Même s’il est considéré comme un pays à majorité musulmane (96% de la population), le Sénégal est resté attaché aux sciences ancestrales. Au pays de la Téranga comme dans beaucoup de contrées d’Afrique, on croit, à tort ou à raison, que porter un gri-gri ou « téré » en wolof protège contre le mauvais sort ou porte chance. La confection de ces gris-gris ne se fait pas n’importe comment ou par n’importe qui. Il y a en effet des personnes qui sont initiées dans la confection de ces amulettes mystiques et qui transmettent leurs connaissances de génération en génération.
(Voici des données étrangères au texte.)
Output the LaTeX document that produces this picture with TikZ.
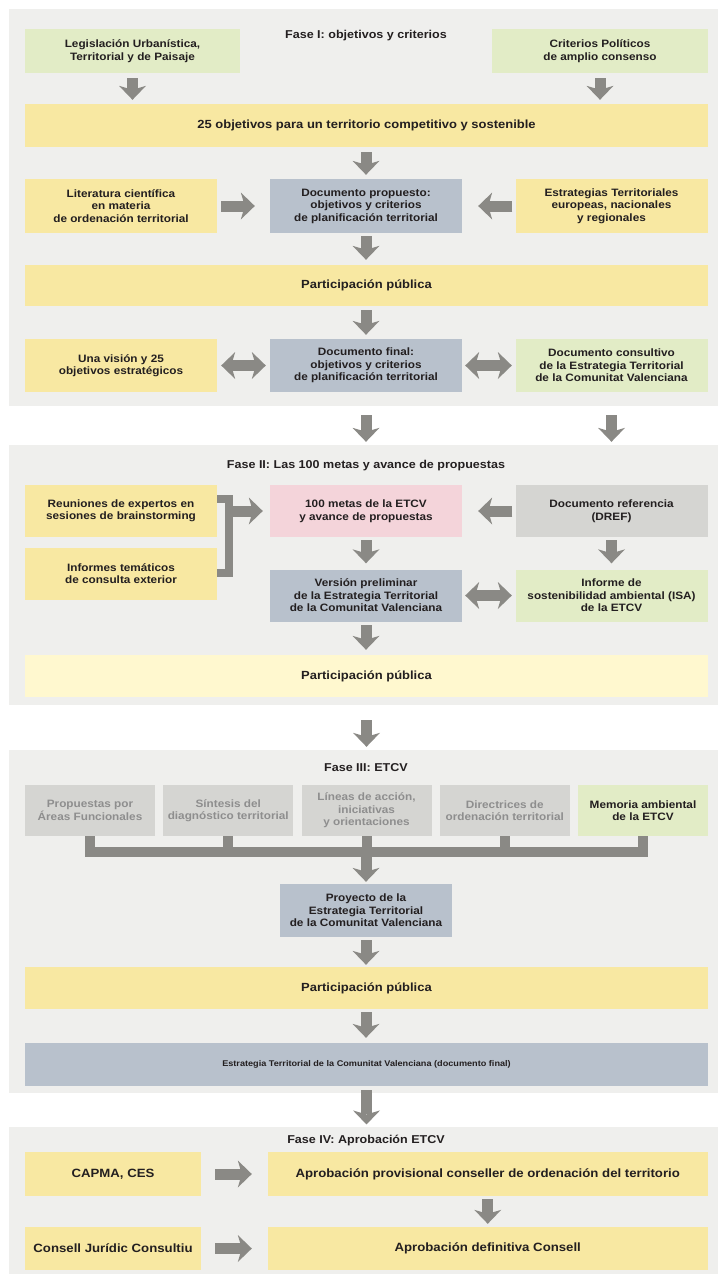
\documentclass[tikz,border=0pt]{standalone}
\usepackage{fontspec}
\setmainfont{Liberation Sans}[FakeStretch=1.1]
\usetikzlibrary{arrows.meta,calc}
\definecolor{panel}{HTML}{EFEFED}
\definecolor{ylw}{HTML}{F8E8A2}
\definecolor{ylwl}{HTML}{FFF8CF}
\definecolor{grn}{HTML}{E2ECC6}
\definecolor{blu}{HTML}{B8C1CC}
\definecolor{pnk}{HTML}{F4D4DA}
\definecolor{gry}{HTML}{D5D5D2}
\definecolor{arr}{HTML}{8A8985}
\definecolor{txt}{HTML}{231F20}
\definecolor{gtxt}{HTML}{8E8E8E}
\begin{document}
\begin{tikzpicture}[x=1pt,y=-1pt,
  box/.style={rectangle, inner sep=0pt, align=center, text=txt,
    font=\bfseries\fontsize{10.7}{12.5}\selectfont},
  sbox/.style={box, minimum width=192, minimum height=53},
  bar/.style={box, minimum width=683, minimum height=42,
    font=\bfseries\fontsize{11.8}{13}\selectfont},
  pbox/.style={box, fill=ylw, font=\bfseries\fontsize{12}{13}\selectfont},
  ttl/.style={inner sep=0pt, text=txt, font=\bfseries\fontsize{11.4}{13}\selectfont},
  gbox/.style={box, fill=gry, minimum width=130, minimum height=51, text=gtxt},
  blk/.style={draw=arr, line width=11pt,
    -{Stealth[length=14pt,width=27pt,inset=4pt,line width=0pt]}},
  dbl/.style={draw=arr, line width=11pt,
    {Stealth[length=14pt,width=27pt,inset=4pt,line width=0pt]}-{Stealth[length=14pt,width=27pt,inset=4pt,line width=0pt]}},
  brk/.style={draw=arr, line width=8pt, line join=miter},
  busline/.style={draw=arr, line width=10pt, line join=miter}
]
\useasboundingbox (0,0) rectangle (718,1274);
\fill[white] (0,0) rectangle (718,1274);
% panels
\fill[panel] (9,9) rectangle (718,406);
\fill[panel] (9,445) rectangle (718,705);
\fill[panel] (9,750) rectangle (718,1093);
\fill[panel] (9,1127) rectangle (718,1274);

% ---------------- Phase I
\node[ttl] (t1) at (366,36) {Fase I: objetivos y criterios};
\node[box, fill=grn, minimum width=215, minimum height=44] (leg) at (132.5,51)
  {Legislación Urbanística,\\Territorial y de Paisaje};
\node[box, fill=grn, minimum width=216, minimum height=44] (crit) at (600,51)
  {Criterios Políticos\\de amplio consenso};
\node[bar, fill=ylw, minimum height=43] (obj) at (366.5,125)
  {25 objetivos para un territorio competitivo y sostenible};
\node[sbox, fill=ylw, minimum height=54] (lit) at (121,206)
  {Literatura científica\\en materia\\de ordenación territorial};
\node[sbox, fill=blu, minimum height=54] (docp) at (366,206)
  {Documento propuesto:\\objetivos y criterios\\de planificación territorial};
\node[sbox, fill=ylw, minimum height=54] (estr) at (611.5,206)
  {Estrategias Territoriales\\europeas, nacionales\\y regionales};
\node[bar, fill=ylw, minimum height=41] (part1) at (366.5,285.5) {Participación pública};
\node[sbox, fill=ylw] (vis) at (121,365.5) {Una visión y 25\\objetivos estratégicos};
\node[sbox, fill=blu] (docf) at (366,365.5)
  {Documento final:\\objetivos y criterios\\de planificación territorial};
\node[sbox, fill=grn] (cons) at (611.5,365.5)
  {Documento consultivo\\de la Estrategia Territorial\\de la Comunitat Valenciana};

\draw[blk, shorten <=5pt, shorten >=3.5pt] (leg.south) -- (leg.south |- obj.north);
\draw[blk, shorten <=5pt, shorten >=3.5pt] (crit.south) -- (crit.south |- obj.north);
\draw[blk, shorten <=5.5pt, shorten >=4pt] (docp.north |- obj.south) -- (docp.north);
\draw[blk, shorten <=4pt, shorten >=15pt] (lit.east) -- (docp.west);
\draw[blk, shorten <=3pt, shorten >=16pt] (estr.west) -- (docp.east);
\draw[blk, shorten <=3pt, shorten >=5pt] (docp.south) -- (docp.south |- part1.north);
\draw[blk, shorten <=4pt, shorten >=4pt] (docf.north |- part1.south) -- (docf.north);
\draw[dbl, shorten <=4pt, shorten >=4pt] (vis.east) -- (docf.west);
\draw[dbl, shorten <=3pt, shorten >=3.5pt] (docf.east) -- (cons.west);

% ---------------- Phase II
\node[ttl] (t2) at (366,466) {Fase II: Las 100 metas y avance de propuestas};
\node[sbox, fill=ylw, minimum height=52] (reun) at (121,511)
  {Reuniones de expertos en\\sesiones de brainstorming};
\node[sbox, fill=ylw, minimum height=52] (inf) at (121,573.5)
  {Informes temáticos\\de consulta exterior};
\node[sbox, fill=pnk, minimum height=52] (metas) at (366,511)
  {100 metas de la ETCV\\y avance de propuestas};
\node[sbox, fill=gry, minimum height=52] (dref) at (611.5,511)
  {Documento referencia\\(DREF)};
\node[sbox, fill=blu, minimum height=52] (ver) at (366,595.5)
  {Versión preliminar\\de la Estrategia Territorial\\de la Comunitat Valenciana};
\node[sbox, fill=grn, minimum height=52] (isa) at (611.5,595.5)
  {Informe de\\sostenibilidad ambiental (ISA)\\de la ETCV};
\node[bar, fill=ylwl] (part2) at (366.5,676) {Participación pública};

\draw[blk, shorten <=23pt, shorten >=43pt] (docf.south) -- (metas.north);
\draw[blk, shorten <=23pt, shorten >=43pt] (cons.south) -- (dref.north);
\coordinate (bt) at (229,499);
\coordinate (bb) at (229,573);
\draw[brk] (reun.east |- bt) -- (bt) -- (bb) -- (inf.east |- bb);
\draw[blk, shorten >=7pt] (bt |- metas.west) -- (metas.west);
\draw[blk, shorten <=3pt, shorten >=16pt] (dref.west) -- (metas.east);
\draw[blk, shorten <=3pt, shorten >=6pt] (metas.south) -- (ver.north);
\draw[blk, shorten <=3pt, shorten >=6pt] (dref.south) -- (isa.north);
\draw[dbl, shorten <=3pt, shorten >=3.5pt] (ver.east) -- (isa.west);
\draw[blk, shorten <=3.5pt, shorten >=5pt] (ver.south) -- (ver.south |- part2.north);

% ---------------- Phase III
\node[ttl] (t3) at (366,768) {Fase III: ETCV};
\node[gbox] (prop) at (90,810.5) {Propuestas por\\Áreas Funcionales};
\node[gbox] (sint) at (228.25,810.5) {Síntesis del\\diagnóstico territorial};
\node[gbox] (lin) at (366.5,810.5) {Líneas de acción,\\iniciativas\\y orientaciones};
\node[gbox] (dir) at (504.75,810.5) {Directrices de\\ordenación territorial};
\node[gbox, fill=grn, text=txt] (mem) at (643,810.5) {Memoria ambiental\\de la ETCV};
\node[box, fill=blu, minimum width=172, minimum height=53] (proj) at (366,910.5)
  {Proyecto de la\\Estrategia Territorial\\de la Comunitat Valenciana};
\node[bar, fill=ylw] (part3) at (366.5,988) {Participación pública};
\node[bar, fill=blu, minimum height=43, font=\bfseries\fontsize{8.3}{11}\selectfont] (fin) at (366.5,1064.5)
  {Estrategia Territorial de la Comunitat Valenciana (documento final)};

\draw[blk, shorten <=23pt, shorten >=38pt] (part2.south) -- (part2.south |- lin.north);
\coordinate (bus) at (0,852);
\draw[busline] (prop.south) -- (prop.south |- bus) -- (mem.south |- bus) -- (mem.south);
\draw[busline] (sint.south) -- (sint.south |- bus);
\draw[busline] (lin.south) -- (lin.south |- bus);
\draw[busline] (dir.south) -- (dir.south |- bus);
\draw[blk, shorten >=2pt] (proj.north |- bus) -- (proj.north);
\draw[blk, shorten <=3pt, shorten >=2pt] (proj.south) -- (proj.south |- part3.north);
\draw[blk, shorten <=3pt, shorten >=5pt] (proj.south |- part3.south) -- (proj.south |- fin.north);

% ---------------- Phase IV
\node[ttl] (t4) at (366,1140) {Fase IV: Aprobación ETCV};
\node[pbox, minimum width=176, minimum height=44] (capma) at (113,1174) {CAPMA, CES};
\node[pbox, minimum width=439.5, minimum height=44] (aprov) at (487.75,1174)
  {Aprobación provisional conseller de ordenación del territorio};
\node[pbox, minimum width=176, minimum height=43] (csl) at (113,1248.5) {Consell Jurídic Consultiu};
\node[pbox, minimum width=439.5, minimum height=43] (aprd) at (487.75,1248.5)
  {Aprobación definitiva Consell};

\draw[blk, shorten <=4pt, shorten >=10pt] (fin.south) -- (fin.south |- t4.north);
\draw[blk, shorten <=14pt, shorten >=16pt] (capma.east) -- (aprov.west);
\draw[blk, shorten <=14pt, shorten >=16pt] (csl.east) -- (aprd.west);
\draw[blk, shorten <=3pt, shorten >=3pt] (aprov.south) -- (aprd.north);
\end{tikzpicture}
\end{document}
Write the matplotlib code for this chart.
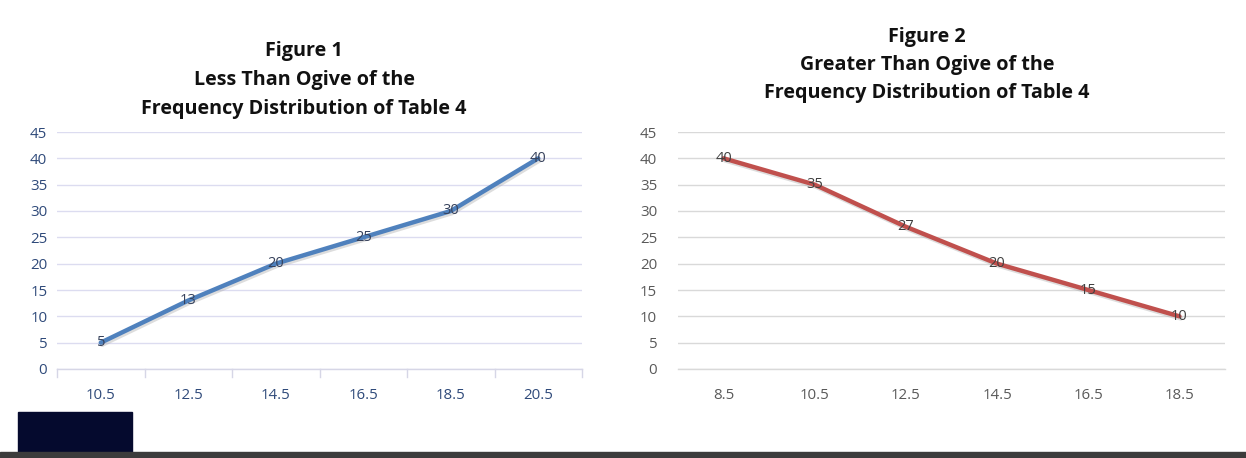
import matplotlib.pyplot as plt
import matplotlib.patheffects as pe
from matplotlib.patches import Rectangle

less_x = ["10.5", "12.5", "14.5", "16.5", "18.5", "20.5"]
less_y = [5, 13, 20, 25, 30, 40]
greater_x = ["8.5", "10.5", "12.5", "14.5", "16.5", "18.5"]
greater_y = [40, 35, 27, 20, 15, 10]
y_ticks = [0, 5, 10, 15, 20, 25, 30, 35, 40, 45]
title1 = ["Figure 1", "Less Than Ogive of the", "Frequency Distribution of Table 4"]
title2 = ["Figure 2", "Greater Than Ogive of the", "Frequency Distribution of Table 4"]

plt.rcParams['font.family'] = ['Open Sans', 'DejaVu Sans']

W, H = 1246, 458
fig = plt.figure(figsize=(W / 100, H / 100), dpi=100)


def px_axes(x0, x1, y_top, y_bot):
    return fig.add_axes([x0 / W, 1 - y_bot / H, (x1 - x0) / W, (y_bot - y_top) / H])


def draw(ax, cats, vals, color, txt, grid, label_col, tickcol, ticks):
    xs = list(range(len(cats)))
    ax.plot(xs, vals, color=color, lw=3.2, solid_capstyle='round', zorder=3,
            path_effects=[pe.SimpleLineShadow(offset=(1, -1.5), shadow_color='#aaaaaa', alpha=0.4),
                          pe.Normal()])
    for x, v in zip(xs, vals):
        ax.text(x, v, str(v), ha='center', va='center', fontsize=10.5, color=label_col, zorder=4)
    ax.set_xlim(-0.5, len(cats) - 0.5)
    ax.set_ylim(0, 45)
    ax.set_yticks(y_ticks)
    ax.set_xticks(xs)
    ax.set_xticklabels(cats)
    for s in ax.spines.values():
        s.set_visible(False)
    ax.grid(axis='y', color=grid, lw=1)
    ax.set_axisbelow(True)
    ax.axhline(0, color=tickcol, lw=1, clip_on=False, zorder=1)
    ax.tick_params(axis='y', length=0, labelsize=10.8, colors=txt)
    ax.tick_params(axis='x', length=0, labelsize=10.8, colors=txt, pad=14)
    if ticks:
        for b in [i - 0.5 for i in range(len(cats) + 1)]:
            ax.plot([b, b], [0, -1.6], color=tickcol, lw=1, clip_on=False)


def title(lines, cx, ys):
    for s, y in zip(lines, ys):
        fig.text(cx / W, 1 - y / H, s, ha='center', va='center', fontsize=14.2,
                 fontweight='bold', color='#111111')


ax1 = px_axes(57, 582, 132, 369)
draw(ax1, less_x, less_y, '#4f81bd', '#2f4a7a', '#dcdcf0', '#37425c', '#d6d6e6', True)
ax1.tick_params(axis='y', pad=7)
title(title1, 304, [51, 80, 109])

ax2 = px_axes(678, 1225, 132, 369)
draw(ax2, greater_x, greater_y, '#c0504d', '#595959', '#d9d9d9', '#404040', '#d9d9d9', False)
ax2.tick_params(axis='y', pad=15)
title(title2, 927, [37, 65, 93])

# slide footer pieces
fig.patches.append(Rectangle((18 / W, 1 - 453 / H), 114 / W, 41 / H, transform=fig.transFigure,
                             color='#050a2e', zorder=5))
fig.patches.append(Rectangle((0, 0), 1, 6 / H, transform=fig.transFigure, color='#3c3c3c', zorder=6))

fig.savefig("out.png", dpi=100)
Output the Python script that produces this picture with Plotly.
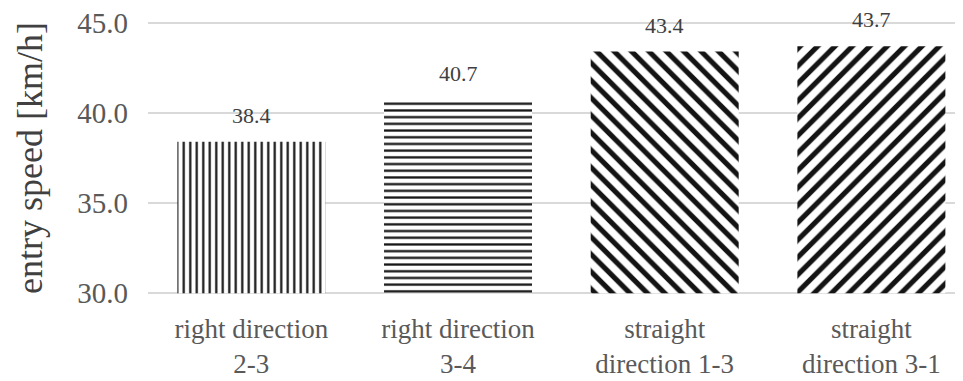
import plotly.graph_objects as go

categories = ["right direction<br>2-3", "right direction<br>3-4",
              "straight<br>direction 1-3", "straight<br>direction 3-1"]
values = [38.4, 40.7, 43.4, 43.7]
value_labels = ["38.4", "40.7", "43.4", "43.7"]
tick_vals = [30, 35, 40, 45]
tick_text = ["30.0", "35.0", "40.0", "45.0"]
axis_min = 30
patterns = ["|", "-", "\\", "/"]
pattern_sizes = [6.5, 6.7, 12.3, 12.3]
pattern_solidity = [0.34, 0.34, 0.42, 0.42]

FONT = "Liberation Serif, Times New Roman, serif"

fig = go.Figure()
for i, (c, v) in enumerate(zip(categories, values)):
    fig.add_trace(go.Bar(
        x=[c], y=[v - axis_min], base=axis_min,
        marker=dict(
            color="white",
            line=dict(width=0),
            pattern=dict(shape=patterns[i], size=pattern_sizes[i],
                         solidity=pattern_solidity[i], fgcolor="#141414",
                         fgopacity=1, bgcolor="white", fillmode="replace"),
        ),
        showlegend=False,
    ))

for c, v, t in zip(categories, values, value_labels):
    fig.add_annotation(x=c, y=v, text=t, showarrow=False, yanchor="bottom",
                       yshift=12, font=dict(family=FONT, size=22, color="#404040"))

fig.add_annotation(xref="paper", yref="paper", x=0, y=0.5, xshift=-118,
                   text="entry speed [km/h]", textangle=-90, showarrow=False,
                   xanchor="center", yanchor="middle",
                   font=dict(family=FONT, size=36, color="#404040"))

fig.update_layout(
    width=963, height=381,
    margin=dict(l=140, r=0, t=12, b=93),
    paper_bgcolor="white", plot_bgcolor="white",
    bargap=0.284,
    barmode="overlay",
    xaxis=dict(
        type="category", categoryorder="array", categoryarray=categories,
        range=[-0.5, 3.482], showgrid=False, zeroline=False, showline=False,
        tickfont=dict(family=FONT, size=27, color="#595959"),
        ticks="", ticklabelstandoff=14, automargin=False,
        ticklabeloverflow="allow",
    ),
    yaxis=dict(
        range=[29.85, 45.15], tickvals=tick_vals, ticktext=tick_text,
        showgrid=True, gridcolor="#d9d9d9", gridwidth=1.5,
        zeroline=False, showline=False,
        tickfont=dict(family=FONT, size=29, color="#595959"),
        ticks="", ticklabelstandoff=19, automargin=False,
        ticklabeloverflow="allow",
    ),
)

fig.write_html("out.html")
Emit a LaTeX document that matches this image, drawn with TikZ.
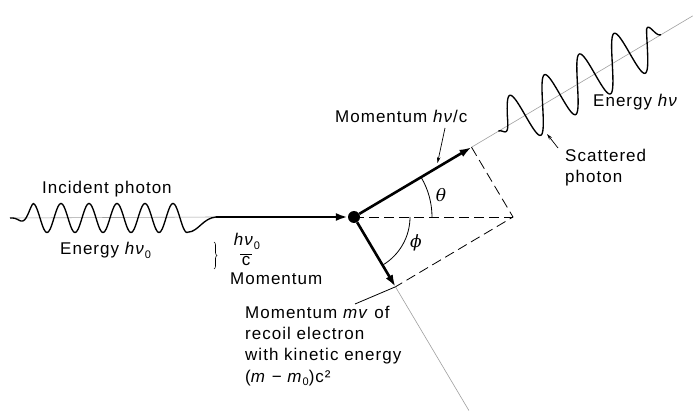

Au Sénégal, n’importe qui ne peut pas se permettre de se lancer dans la confection du gri-gri ou « téré » en wolof, puisque le métier comporte des risques. Raison pour laquelle, seules les personnes initiées dans ce métier peuvent se permettre de s’engager dans la confection de ces protections mystiques, qui reste une affaire de famille… Malgré les secrets que détiennent ces cordonniers habilités à confectionner les gris-gris, ils sont parfois victimes de sortilèges et même de malédictions. Au marché Castors, à Dakar, capitale du Sénégal, Khadim Mboup, la quarantaine révolue, qui dispose de son atelier de confection, nous plonge dans l’univers magico-mystique des gris-gris au pays de la Téranga.
« La confection du gri-gri, c’est une affaire de famille. La connaissance est transmise de génération en génération, puisqu’il y a des secrets. Ce n’est pas tout le monde qui est habilité à exercer ce métier, car il y a beaucoup de risques qu’on encourt. Il y a une étape primordiale qu’il faut franchir, à savoir la phase d’initiation au cours de laquelle l’initié doit apprendre à garder le secret de ses clients, même s’il lui arrive de refuser d’exécuter la tâche demandée, pour une raison quelconque. C’est après cette première phase que, petit à petit, les secrets sont livrés à l’apprenant. Il faut, bien entendu, que l’initié parvienne à passer ce cap », a expliqué Khadim Mboup, qui travaille dans le domaine depuis 2002, soit environ 20 ans.
Certes au Sénégal, le métier de confectionneur de gris-gris est très porteur sur le plan financier, mais il comporterait des risques et les travailleurs dans le secteur sont tous unanimes sur la question. « Outre le mois de ramadan pendant lequel on ne fait que dormir, en raison de l’absence totale de clients, je peux gagner entre 10 000 et 50 000 FCFA par jour. Il arrive même qu’on se retrouve avec un marché de confection de gris-gris de l’ordre de 500 000 et même 1 million FCFA. Mais, je n’ai jamais accepté d’exécuter ce genre de tâche, car il faut parfois se déshabiller complètement pour faire ce genre de travail. Dès lors, tu es obligé de te retirer seul dans une chambre fermée et avec tous les risques que cela comporte. Il arrive parfois, après avoir terminé de confectionner un gri-gri, de se retrouver avec de terribles maux de tête. J’ai plusieurs fois été victime de cela », raconte-t-il, tout en écoutant à la radio la diffusion d’un combat de lutte avec frappe.
Khadim Mboup a également évoqué des anecdotes que lui-même a vécu au cours de sa jeune carrière de confectionneur de gris-gris. « Il y a certains gris-gris qui nécessitent un silence total, lors de leur confection. Une fois que l’on commence à les confectionner, on ne doit plus ouvrir la bouche, tant que l’on n’aura pas achevé le travail. Je vous raconte une anecdote. Une fois un vieux cordonnier a perdu la voix, parce qu’il a parlé en confectionnant le gris-gris, alors qu’il ne devrait pas piper mot au moment de réaliser ce travail. Depuis ce jour, il n’a plus retrouvé la voix. Vous voyez ce genre de risque que l’on prend en confectionnant un gri-gri », a-t-il fait savoir.
Plus loin vers le populeux quartier de Khar Yalla, un vieux cordonnier du nom de Mor Talla Ngom, nous révèle qu’il a failli mourir un jour, après avoir confectionné un gri-gri. Depuis ce jour, il est devenu très regardant sur ce qu’on lui donne à confectionner. « J’ai plus de 60 ans et je fais ce métier depuis plus de 40 ans. J’ai été initié par mon père, qui a lui aussi appris auprès de son père. C’est un travail noble comme tous les autres, mais avec beaucoup de risques. Je suis tombé malade pendant plus de trois mois, après avoir confectionné un gri-gri. N’eût été l’aide de certains grands marabouts de ce pays, j’allais peut être en mourir », a-t-il révélé.
Auparavant, le sexagénaire a pris le soin de nous faire comprendre que c’est un univers magico-mystique ou personne ne détient le monopole du savoir ultime et dans lequel on append tous les jours. Chaque jour avec son lot de revenu certes, mais aussi et surtout, son lot de risques.